Description of the task — Repeat word for word the lines from the top of the records through the line containing "d3.scaleLinear().domain([0, 12000]).range([451, 18.5]);", and skip the pictures.

Records for the exercise —
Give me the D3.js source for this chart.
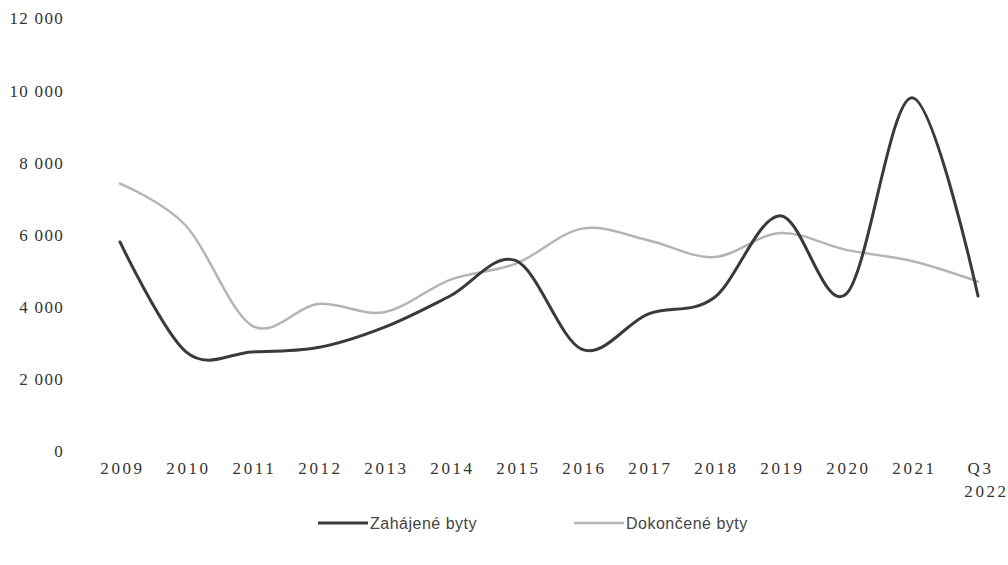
<!DOCTYPE html>
<html>
<head>
<meta charset="utf-8">
<script src="https://cdn.jsdelivr.net/npm/d3@7"></script>
<style>
  html, body { margin: 0; padding: 0; background: #fff; }
  svg { display: block; }
</style>
</head>
<body>
<svg id="chart" width="1008" height="565"></svg>
<script>
const categories = ["2009","2010","2011","2012","2013","2014","2015","2016","2017","2018","2019","2020","2021","Q3 2022"];
const zahajene = [5800, 2750, 2750, 2870, 3430, 4300, 5280, 2820, 3800, 4250, 6530, 4350, 9800, 4300];
const dokoncene = [7420, 6250, 3480, 4080, 3850, 4750, 5200, 6170, 5850, 5380, 6050, 5580, 5270, 4700];
const yTicks = [0, 2000, 4000, 6000, 8000, 10000, 12000];
const seriesNames = ["Zahájené byty", "Dokončené byty"];

const svg = d3.select("#chart");
const x = d3.scalePoint().domain(categories).range([120, 978]);
const y = d3.scaleLinear().domain([0, 12000]).range([451, 18.5]);

// Y axis labels
const yAxis = d3.axisLeft(y).tickValues(yTicks).tickSize(0).tickPadding(0)
  .tickFormat(d => d3.format(",")(d).replace(/,/g, " "));
const gy = svg.append("g").attr("transform", "translate(64,0)").call(yAxis);
gy.select(".domain").remove();
gy.selectAll("text")
  .attr("font-family", "Liberation Serif, serif")
  .attr("font-size", 17)
  .attr("fill", "#333")
  .attr("letter-spacing", "1.3px");

// X axis labels
const xAxis = d3.axisBottom(x).tickSize(0).tickPadding(0).tickFormat(() => "");
const gx = svg.append("g").attr("transform", "translate(0,451)").call(xAxis);
gx.select(".domain").remove();
gx.selectAll(".tick").each(function(d) {
  const parts = d.split(" ");
  const t = d3.select(this).select("text")
    .attr("font-family", "Liberation Serif, serif")
    .attr("font-size", 17)
    .attr("fill", "#333")
    .attr("letter-spacing", "2.6px")
    .attr("text-anchor", "middle")
    .attr("y", 0)
    .attr("dy", 0);
  parts.forEach((p, i) => {
    t.append("tspan").attr("x", i === 0 ? 2 : 8).attr("y", 23 + i * 23).text(p);
  });
});

const line = d3.line()
  .x((d, i) => x(categories[i]))
  .y(d => y(d))
  .curve(d3.curveCardinal.tension(0));

svg.append("path").datum(dokoncene)
  .attr("d", line)
  .attr("fill", "none")
  .attr("stroke", "#b4b4b4")
  .attr("stroke-width", 2.5)
  .attr("stroke-linecap", "round");

svg.append("path").datum(zahajene)
  .attr("d", line)
  .attr("fill", "none")
  .attr("stroke", "#3a3a3a")
  .attr("stroke-width", 3)
  .attr("stroke-linecap", "round");

// Legend
const legend = [
  { name: seriesNames[0], color: "#3a3a3a", w: 3, x0: 318 },
  { name: seriesNames[1], color: "#b4b4b4", w: 2.5, x0: 574 }
];
const lg = svg.append("g");
legend.forEach(l => {
  lg.append("line").attr("x1", l.x0).attr("x2", l.x0 + 50)
    .attr("y1", 523).attr("y2", 523)
    .attr("stroke", l.color).attr("stroke-width", l.w);
  lg.append("text").attr("x", l.x0 + 52).attr("y", 529)
    .attr("font-family", "Liberation Sans, sans-serif")
    .attr("font-size", 16)
    .attr("fill", "#444")
    .attr("letter-spacing", "0.5px")
    .text(l.name);
});
</script>
</body>
</html>
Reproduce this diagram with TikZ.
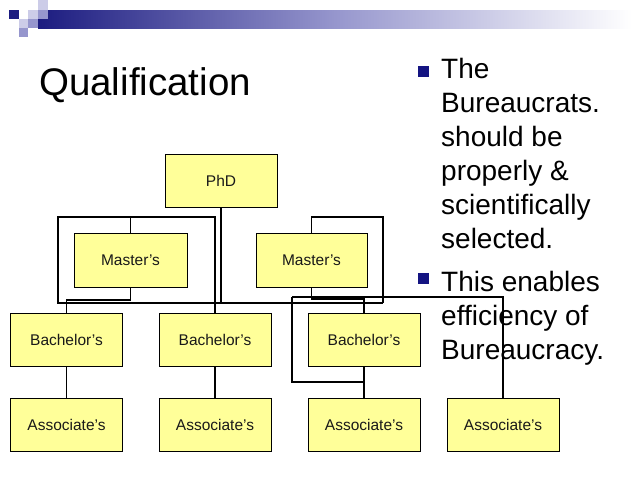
\documentclass[tikz,border=0pt]{standalone}
\usepackage{fontspec}
\setmainfont{Liberation Sans}
\definecolor{boxfill}{RGB}{255,255,153}
\definecolor{navyA}{RGB}{28,28,128}
\definecolor{navyM}{RGB}{150,150,205}
\definecolor{navyL}{RGB}{204,204,232}
\definecolor{bulletc}{RGB}{20,20,130}
\begin{document}
\begin{tikzpicture}[x=1pt,y=-1pt,
  degbox/.style={draw=black,line width=1pt,fill=boxfill,minimum width=112pt,minimum height=53pt,inner sep=0pt,font=\fontsize{15.5}{18}\selectfont,text=black!90},
  thick line/.style={line width=1.8pt,line join=miter},
  thin line/.style={line width=1.3pt},
  bodytext/.style={anchor=base west,inner sep=0pt,font=\fontsize{28}{34}\selectfont},
  bulletsq/.style={fill=bulletc}]
\useasboundingbox (0,0) rectangle (638,479);
% header band
\shade[left color=navyA,right color=white,middle color=navyM] (38,10) rectangle (632,28);
\fill[navyA] (9,10) rectangle (19,19);
\fill[navyL] (28,10) rectangle (38,19);
\fill[navyM] (38,10) rectangle (48,19);
\fill[navyL] (38,0) rectangle (48,10);
\fill[navyL] (19,19) rectangle (28,28);
\fill[navyM] (28,19) rectangle (38,28);
\fill[navyM] (19,28) rectangle (28,37);
% title
\node[anchor=base west,inner sep=0pt,font=\fontsize{38.5}{44}\selectfont] (title) at (39,95) {Qualification};
% bullets
\fill[bulletc] (418,66) rectangle (429,77);
\fill[bulletc] (418,273) rectangle (429,284);
\node[bodytext] (l1) at (441,78) {The};
\node[bodytext] (l2) at (441,112) {Bureaucrats.};
\node[bodytext] (l3) at (441,146) {should be};
\node[bodytext] (l4) at (441,180) {properly \&};
\node[bodytext] (l5) at (441,214) {scientifically};
\node[bodytext] (l6) at (441,248) {selected.};
\node[bodytext] (l7) at (441,291) {This enables};
\node[bodytext] (l8) at (441,325) {efficiency of};
\node[bodytext] (l9) at (441,359) {Bureaucracy.};
% boxes
\node[degbox] (phd) at (221,180.5) {PhD};
\node[degbox,minimum height=54pt,minimum width=113pt] (mL) at (130.5,260) {Master’s};
\node[degbox,minimum height=54pt,minimum width=111pt] (mR) at (311.5,260) {Master’s};
\node[degbox] (b1) at (66.5,339.5) {Bachelor’s};
\node[degbox] (b2) at (215,339.5) {Bachelor’s};
\node[degbox] (b3) at (364,339.5) {Bachelor’s};
\node[degbox] (a1) at (66.5,425) {Associate’s};
\node[degbox] (a2) at (215,425) {Associate’s};
\node[degbox] (a3) at (364,425) {Associate’s};
\node[degbox] (a4) at (503,425) {Associate’s};
% connector coordinates
\coordinate (lTL) at (58,217);
\coordinate (lBR) at (215,303);
\coordinate (hR) at (383,303);
\coordinate (rTR) at (383,217);
\coordinate (xJ) at (292,297);
\coordinate (xB) at (292,382);
% connectors
\draw[thick line] (lTL) rectangle (lBR);
\draw[thick line] (lTL |- lBR) -- (hR);
\draw[thick line] (mL.north) -- (mL.north |- lTL);
\draw[thick line] (mL.south) -- (130.5,300) -- (b1.north |- 0,300) -- (b1.north);
\draw[thin line] (lBR) -- (b2.north);
\draw[thick line] (phd.south) -- (phd.south |- lBR);
\draw[thick line] (mR.north) -- (mR.north |- rTR) -- (rTR) -- (hR);
\draw[thick line] (mR.south) -- (311.5,299) -- (b3.north |- 0,299) -- (b3.north);
\draw[thin line] (xJ) -- (a4.north |- xJ) -- (a4.north);
\draw[thick line] (xJ) -- (xB) -- (b3.south |- xB);
\draw[thin line] (b1.south) -- (a1.north);
\draw[thin line] (b2.south) -- (a2.north);
\draw[thin line] (b3.south) -- (a3.north);
\end{tikzpicture}
\end{document}
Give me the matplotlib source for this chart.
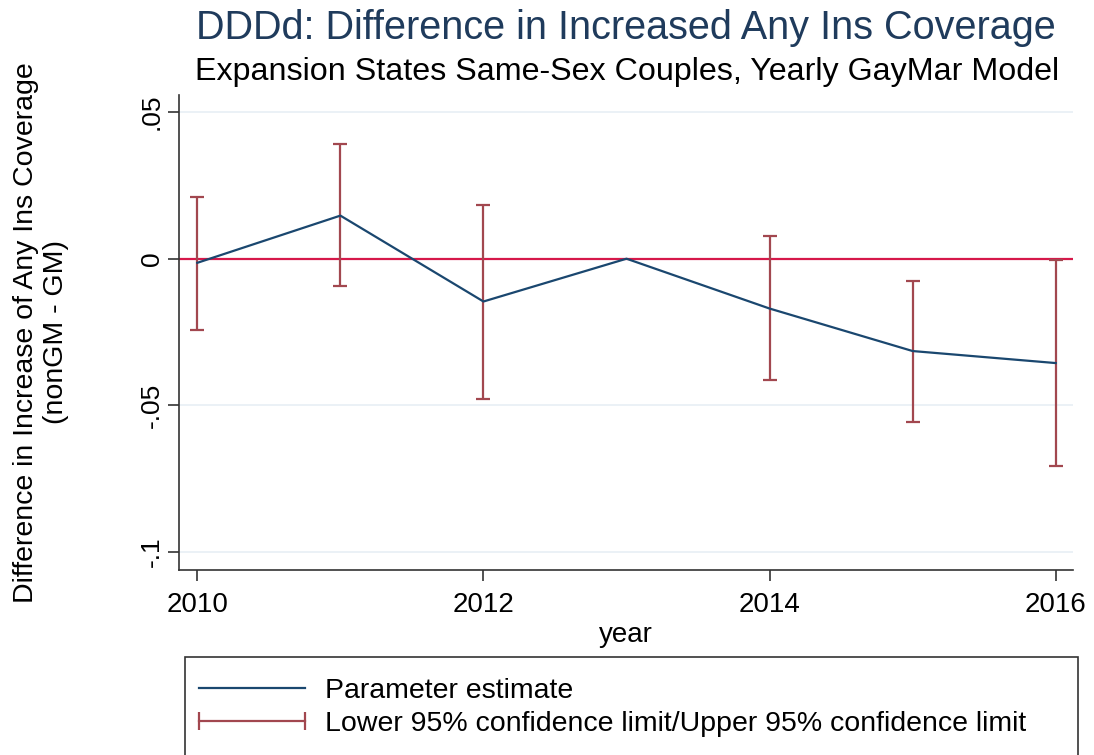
import numpy as np
import matplotlib
matplotlib.use("Agg")
import matplotlib.pyplot as plt
from matplotlib.lines import Line2D
from matplotlib.patches import Rectangle
from matplotlib.legend_handler import HandlerLine2D

plt.rcParams['font.family'] = ['Liberation Sans', 'DejaVu Sans']

# Data
years = [2010, 2011, 2012, 2013, 2014, 2015, 2016]
estimate = [-0.0014, 0.0147, -0.0146, 0.0, -0.0170, -0.0315, -0.0356]
upper_ci = [0.0212, 0.0392, 0.0183, np.nan, 0.0079, -0.0075, -0.0006]
lower_ci = [-0.0244, -0.0094, -0.0477, np.nan, -0.0415, -0.0556, -0.0706]
xticks = [2010, 2012, 2014, 2016]
yticks = [0.05, 0, -0.05, -0.1]
ytick_labels = [".05", "0", "-.05", "-.1"]

navy = "#1a476f"
maroon = "#a2474f"

fig = plt.figure(figsize=(10.94, 7.55), dpi=100)
ax = fig.add_axes([0.1639, 0.245, 0.8169, 0.629])

up = np.array(upper_ci)
lo = np.array(lower_ci)

# grid
for y in yticks:
    ax.axhline(y, color="#e8eff5", lw=1.2, zorder=0)

ax.axhline(0, color="#d6184a", lw=1.6, zorder=1)

ax.errorbar(years, (up + lo) / 2, yerr=(up - lo) / 2, fmt="none",
            ecolor=maroon, elinewidth=1.6, capsize=5, capthick=1.6, zorder=2)
ln, = ax.plot(years, estimate, color=navy, lw=1.6, zorder=3)

ax.set_xlim(2009.874, 2016.121)
ax.set_ylim(-0.1062, 0.0558)
ax.set_xticks(xticks)
ax.set_xticklabels([str(x) for x in xticks], fontsize=20)
ax.set_yticks(yticks)
ax.set_yticklabels(ytick_labels, fontsize=19, rotation=90, va="center")
ax.tick_params(direction="out", length=8, width=1.2, color="#333333")
ax.tick_params(axis="y", pad=3)
ax.tick_params(axis="x", pad=8)

for s in ["top", "right"]:
    ax.spines[s].set_visible(False)
for s in ["left", "bottom"]:
    ax.spines[s].set_color("#333333")
    ax.spines[s].set_linewidth(1.2)

ax.set_xlabel("year", fontsize=20, labelpad=3)
fig.text(41 / 1094, 0.56, "Difference in Increase of Any Ins Coverage\n(nonGM - GM)",
         fontsize=20.5, rotation=90, ha="center", va="center",
         multialignment="center", linespacing=1.2)

fig.text(0.572, 0.963, "DDDd: Difference in Increased Any Ins Coverage",
         fontsize=28.5, color="#1f3b5c", ha="center", va="center")
fig.text(0.573, 0.905, "Expansion States Same-Sex Couples, Yearly GayMar Model",
         fontsize=23.2, color="black", ha="center", va="center")

# legend frame (runs off the bottom of the figure as in the reference)
fig.patches.append(Rectangle((185 / 1094, -0.02), 893 / 1094, 0.02 + 1 - 657 / 755,
                             transform=fig.transFigure, fill=False,
                             edgecolor="#333333", lw=1.2))

ci_handle = Line2D([], [], color=maroon, lw=1.6, marker="|", markersize=13, mew=1.6)
leg = fig.legend([ln, ci_handle], ["Parameter estimate",
                                   "Lower 95% confidence limit/Upper 95% confidence limit"],
                 loc="upper left", bbox_to_anchor=(185 / 1094, 1 - 664 / 755 - 0.01, 893 / 1094, 0.01),
                 mode="expand", fontsize=20.5, frameon=False, numpoints=2,
                 handlelength=3.7, handletextpad=0.7, borderpad=0.5, labelspacing=0.25,
                 borderaxespad=0,
                 handler_map={ln: HandlerLine2D(marker_pad=0),
                              ci_handle: HandlerLine2D(marker_pad=0)})

fig.savefig("out.png", dpi=100)
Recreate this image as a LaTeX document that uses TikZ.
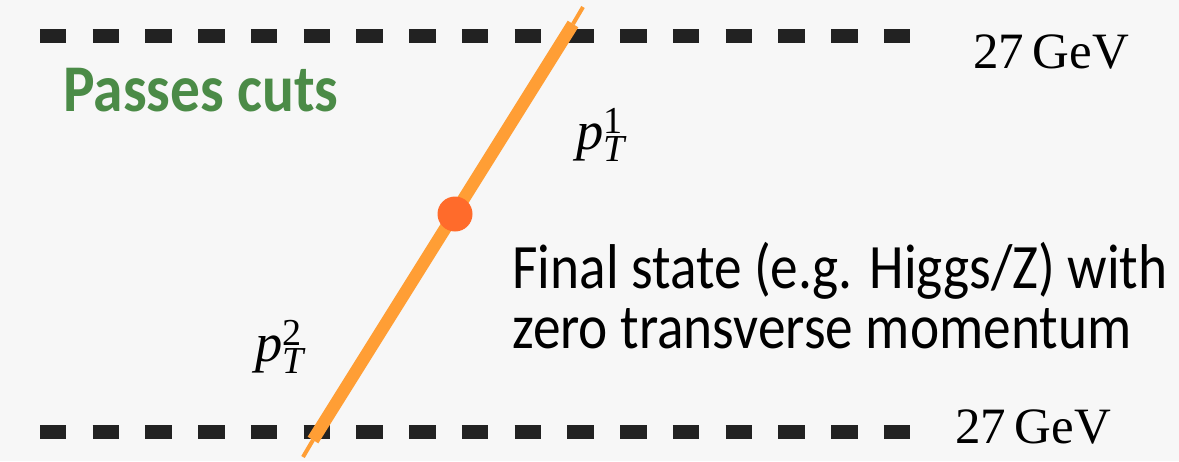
\documentclass[tikz,border=0pt]{standalone}
\usepackage{fontspec}
\setmainfont{Liberation Serif}
\newfontfamily\notefont[FakeStretch=0.875]{Carlito}
\newfontfamily\passfont[FakeStretch=0.89]{Carlito}
\usetikzlibrary{calc}
\definecolor{canvas}{HTML}{F7F7F7}
\definecolor{cutink}{HTML}{222222}
\definecolor{trackorange}{HTML}{FF9E35}
\definecolor{vertexred}{HTML}{FF6B2B}
\definecolor{passgreen}{HTML}{4B8B47}
\newcommand{\ptof}[1]{$\mathit{p}_{\mathit{T}}^{\mathrm{#1}}$}
\tikzset{
  cutline/.style={draw=cutink,line width=0.28cm,
                  dash pattern=on 0.53cm off 0.525cm},
  track/.style={draw=trackorange,line width=0.25cm},
  tracktip/.style={draw=trackorange,line width=0.08cm},
  vertex/.style={circle,fill=vertexred,minimum size=0.7cm,inner sep=0pt},
  cutlabel/.style={font=\fontsize{29}{34}\selectfont,inner sep=0pt,
                   anchor=base west},
  ptlabel/.style={font=\fontsize{31}{36}\selectfont,inner sep=0pt},
  notelabel/.style={font=\notefont\fontsize{36}{40}\selectfont,align=left,
                    inner sep=0pt,anchor=base west},
  passlabel/.style={font=\passfont\bfseries\fontsize{38}{42}\selectfont,
                    text=passgreen,inner sep=0pt,anchor=base west}
}
\begin{document}
\begin{tikzpicture}[x=0.02cm,y=-0.02cm]
  \fill[canvas] (0,0) rectangle (1179,461);
  \useasboundingbox (0,0) rectangle (1179,461);
  % cut thresholds
  \coordinate (topcutL) at (40,36);
  \coordinate (topcutR) at (910,36);
  \coordinate (botcutL) at (40,432);
  \coordinate (botcutR) at (910,432);
  \draw[cutline] (topcutL) -- (topcutR);
  \draw[cutline] (botcutL) -- (botcutR);
  \node[cutlabel] (topgev) at (973,68) {27\,GeV};
  \node[cutlabel] (botgev) at (955,443) {27\,GeV};
  % back-to-back pair
  \coordinate (tipbot) at (303,457);
  \coordinate (trackbot) at (313,440);
  \coordinate (tracktop) at (573,24);
  \coordinate (tiptop) at (583,7);
  \draw[tracktip] (tipbot) -- (trackbot);
  \draw[track] (trackbot) -- (tracktop);
  \draw[tracktip] (tracktop) -- (tiptop);
  \node[vertex] (fs) at (455,214) {};
  \node[ptlabel] (pt1) at (601,135) {\ptof{1}};
  \node[ptlabel] (pt2) at (280,347) {\ptof{2}};
  % labels
  \node[passlabel] (pass) at (63,111) {Passes cuts};
  \node[notelabel] (note1) at (512,288) {Final state (e.g. Higgs/Z) with};
  \node[notelabel] (note2) at (512,348) {zero transverse momentum};
\end{tikzpicture}
\end{document}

The answer —
Give me the D3.js source for this chart.
<!DOCTYPE html>
<html>
<head>
<meta charset="utf-8">
<script src="https://cdn.jsdelivr.net/npm/d3@7"></script>
<style>
  html, body { margin: 0; padding: 0; background: #fff; }
  svg { display: block; }
</style>
</head>
<body>
<svg id="chart" width="1008" height="565"></svg>
<script>
const categories = ["2009","2010","2011","2012","2013","2014","2015","2016","2017","2018","2019","2020","2021","Q3 2022"];
const zahajene = [5800, 2750, 2750, 2870, 3430, 4300, 5280, 2820, 3800, 4250, 6530, 4350, 9800, 4300];
const dokoncene = [7420, 6250, 3480, 4080, 3850, 4750, 5200, 6170, 5850, 5380, 6050, 5580, 5270, 4700];
const yTicks = [0, 2000, 4000, 6000, 8000, 10000, 12000];
const seriesNames = ["Zahájené byty", "Dokončené byty"];

const svg = d3.select("#chart");
const x = d3.scalePoint().domain(categories).range([120, 978]);
const y = d3.scaleLinear().domain([0, 12000]).range([451, 18.5]);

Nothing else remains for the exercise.